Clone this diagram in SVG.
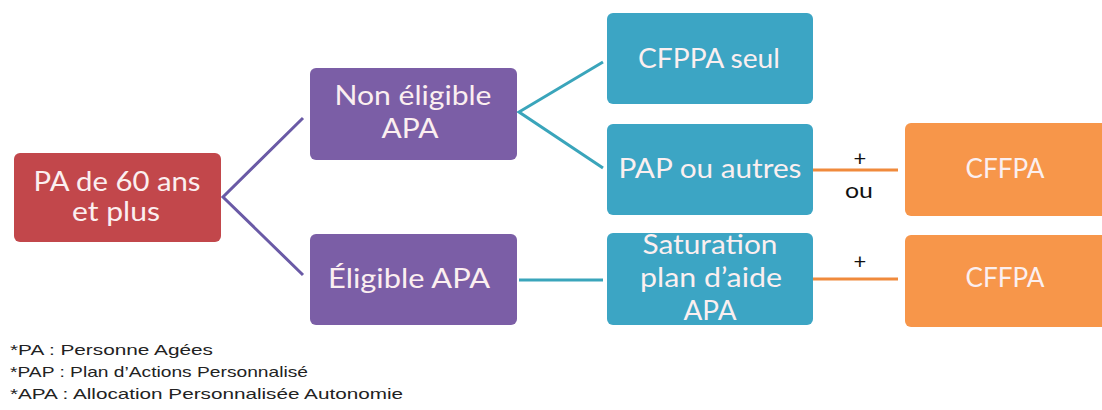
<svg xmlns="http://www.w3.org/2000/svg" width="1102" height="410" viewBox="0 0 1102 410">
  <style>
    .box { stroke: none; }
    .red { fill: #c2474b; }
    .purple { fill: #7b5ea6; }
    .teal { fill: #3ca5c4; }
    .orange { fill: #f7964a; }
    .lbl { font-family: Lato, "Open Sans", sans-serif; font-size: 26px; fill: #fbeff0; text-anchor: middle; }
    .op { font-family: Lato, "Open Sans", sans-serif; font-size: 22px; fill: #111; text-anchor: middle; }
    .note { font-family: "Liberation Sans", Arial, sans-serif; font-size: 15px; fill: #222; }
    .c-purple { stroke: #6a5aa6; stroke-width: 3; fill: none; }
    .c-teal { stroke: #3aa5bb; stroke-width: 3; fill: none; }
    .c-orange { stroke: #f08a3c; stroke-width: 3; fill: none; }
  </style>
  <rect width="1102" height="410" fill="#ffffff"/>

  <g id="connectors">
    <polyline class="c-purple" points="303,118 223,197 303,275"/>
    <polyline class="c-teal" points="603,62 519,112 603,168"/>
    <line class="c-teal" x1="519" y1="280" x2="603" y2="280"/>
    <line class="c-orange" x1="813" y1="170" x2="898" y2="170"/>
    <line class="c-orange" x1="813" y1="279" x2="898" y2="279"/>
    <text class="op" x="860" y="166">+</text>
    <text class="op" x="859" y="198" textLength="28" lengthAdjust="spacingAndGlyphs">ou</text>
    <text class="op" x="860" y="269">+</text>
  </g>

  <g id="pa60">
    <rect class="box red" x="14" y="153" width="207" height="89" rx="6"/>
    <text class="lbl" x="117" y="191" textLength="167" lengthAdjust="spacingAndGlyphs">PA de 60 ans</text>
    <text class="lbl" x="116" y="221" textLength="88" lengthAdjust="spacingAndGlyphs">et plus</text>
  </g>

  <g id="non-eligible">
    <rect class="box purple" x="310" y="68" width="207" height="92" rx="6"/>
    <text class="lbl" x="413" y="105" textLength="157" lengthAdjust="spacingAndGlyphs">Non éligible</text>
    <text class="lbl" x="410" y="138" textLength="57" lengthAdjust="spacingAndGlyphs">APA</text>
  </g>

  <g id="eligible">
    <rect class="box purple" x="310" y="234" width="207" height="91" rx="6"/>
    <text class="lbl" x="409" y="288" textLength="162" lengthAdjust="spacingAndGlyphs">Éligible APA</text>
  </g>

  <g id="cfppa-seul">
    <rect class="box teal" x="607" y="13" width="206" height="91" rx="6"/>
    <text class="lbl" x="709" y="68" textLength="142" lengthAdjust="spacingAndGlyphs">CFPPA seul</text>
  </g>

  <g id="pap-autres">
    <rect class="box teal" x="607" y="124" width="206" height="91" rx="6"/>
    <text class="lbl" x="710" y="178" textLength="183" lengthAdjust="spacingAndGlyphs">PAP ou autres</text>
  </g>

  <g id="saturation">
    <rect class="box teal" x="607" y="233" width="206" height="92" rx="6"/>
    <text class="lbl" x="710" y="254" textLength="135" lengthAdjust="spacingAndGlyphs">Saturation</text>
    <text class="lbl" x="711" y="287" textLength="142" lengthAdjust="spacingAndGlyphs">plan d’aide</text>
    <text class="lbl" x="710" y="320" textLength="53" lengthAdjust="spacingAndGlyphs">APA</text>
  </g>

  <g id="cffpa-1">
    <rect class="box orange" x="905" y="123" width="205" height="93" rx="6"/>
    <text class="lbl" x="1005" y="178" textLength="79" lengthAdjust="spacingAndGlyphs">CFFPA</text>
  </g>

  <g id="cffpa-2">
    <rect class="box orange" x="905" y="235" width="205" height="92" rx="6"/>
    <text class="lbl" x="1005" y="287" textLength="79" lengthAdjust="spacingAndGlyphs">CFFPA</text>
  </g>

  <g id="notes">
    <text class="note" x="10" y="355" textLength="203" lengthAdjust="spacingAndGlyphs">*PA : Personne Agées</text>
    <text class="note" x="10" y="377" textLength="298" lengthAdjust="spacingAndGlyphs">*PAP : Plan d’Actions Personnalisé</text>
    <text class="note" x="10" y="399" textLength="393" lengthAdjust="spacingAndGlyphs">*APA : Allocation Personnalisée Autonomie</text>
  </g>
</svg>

::::::::::

Leave out the pictures and retype every line above exactly.

Clone this diagram in SVG.
<svg xmlns="http://www.w3.org/2000/svg" width="1102" height="410" viewBox="0 0 1102 410">
  <style>
    .box { stroke: none; }
    .red { fill: #c2474b; }
    .purple { fill: #7b5ea6; }
    .teal { fill: #3ca5c4; }
    .orange { fill: #f7964a; }
    .lbl { font-family: Lato, "Open Sans", sans-serif; font-size: 26px; fill: #fbeff0; text-anchor: middle; }
    .op { font-family: Lato, "Open Sans", sans-serif; font-size: 22px; fill: #111; text-anchor: middle; }
    .note { font-family: "Liberation Sans", Arial, sans-serif; font-size: 15px; fill: #222; }
    .c-purple { stroke: #6a5aa6; stroke-width: 3; fill: none; }
    .c-teal { stroke: #3aa5bb; stroke-width: 3; fill: none; }
    .c-orange { stroke: #f08a3c; stroke-width: 3; fill: none; }
  </style>
  <rect width="1102" height="410" fill="#ffffff"/>

  <g id="connectors">
    <polyline class="c-purple" points="303,118 223,197 303,275"/>
    <polyline class="c-teal" points="603,62 519,112 603,168"/>
    <line class="c-teal" x1="519" y1="280" x2="603" y2="280"/>
    <line class="c-orange" x1="813" y1="170" x2="898" y2="170"/>
    <line class="c-orange" x1="813" y1="279" x2="898" y2="279"/>
    <text class="op" x="860" y="166">+</text>
    <text class="op" x="859" y="198" textLength="28" lengthAdjust="spacingAndGlyphs">ou</text>
    <text class="op" x="860" y="269">+</text>
  </g>

  <g id="pa60">
    <rect class="box red" x="14" y="153" width="207" height="89" rx="6"/>
    <text class="lbl" x="117" y="191" textLength="167" lengthAdjust="spacingAndGlyphs">PA de 60 ans</text>
    <text class="lbl" x="116" y="221" textLength="88" lengthAdjust="spacingAndGlyphs">et plus</text>
  </g>

  <g id="non-eligible">
    <rect class="box purple" x="310" y="68" width="207" height="92" rx="6"/>
    <text class="lbl" x="413" y="105" textLength="157" lengthAdjust="spacingAndGlyphs">Non éligible</text>
    <text class="lbl" x="410" y="138" textLength="57" lengthAdjust="spacingAndGlyphs">APA</text>
  </g>

  <g id="eligible">
    <rect class="box purple" x="310" y="234" width="207" height="91" rx="6"/>
    <text class="lbl" x="409" y="288" textLength="162" lengthAdjust="spacingAndGlyphs">Éligible APA</text>
  </g>

  <g id="cfppa-seul">
    <rect class="box teal" x="607" y="13" width="206" height="91" rx="6"/>
    <text class="lbl" x="709" y="68" textLength="142" lengthAdjust="spacingAndGlyphs">CFPPA seul</text>
  </g>

  <g id="pap-autres">
    <rect class="box teal" x="607" y="124" width="206" height="91" rx="6"/>
    <text class="lbl" x="710" y="178" textLength="183" lengthAdjust="spacingAndGlyphs">PAP ou autres</text>
  </g>

  <g id="saturation">
    <rect class="box teal" x="607" y="233" width="206" height="92" rx="6"/>
    <text class="lbl" x="710" y="254" textLength="135" lengthAdjust="spacingAndGlyphs">Saturation</text>
    <text class="lbl" x="711" y="287" textLength="142" lengthAdjust="spacingAndGlyphs">plan d’aide</text>
    <text class="lbl" x="710" y="320" textLength="53" lengthAdjust="spacingAndGlyphs">APA</text>
  </g>

  <g id="cffpa-1">
    <rect class="box orange" x="905" y="123" width="205" height="93" rx="6"/>
    <text class="lbl" x="1005" y="178" textLength="79" lengthAdjust="spacingAndGlyphs">CFFPA</text>
  </g>

  <g id="cffpa-2">
    <rect class="box orange" x="905" y="235" width="205" height="92" rx="6"/>
    <text class="lbl" x="1005" y="287" textLength="79" lengthAdjust="spacingAndGlyphs">CFFPA</text>
  </g>

  <g id="notes">
    <text class="note" x="10" y="355" textLength="203" lengthAdjust="spacingAndGlyphs">*PA : Personne Agées</text>
    <text class="note" x="10" y="377" textLength="298" lengthAdjust="spacingAndGlyphs">*PAP : Plan d’Actions Personnalisé</text>
    <text class="note" x="10" y="399" textLength="393" lengthAdjust="spacingAndGlyphs">*APA : Allocation Personnalisée Autonomie</text>
  </g>
</svg>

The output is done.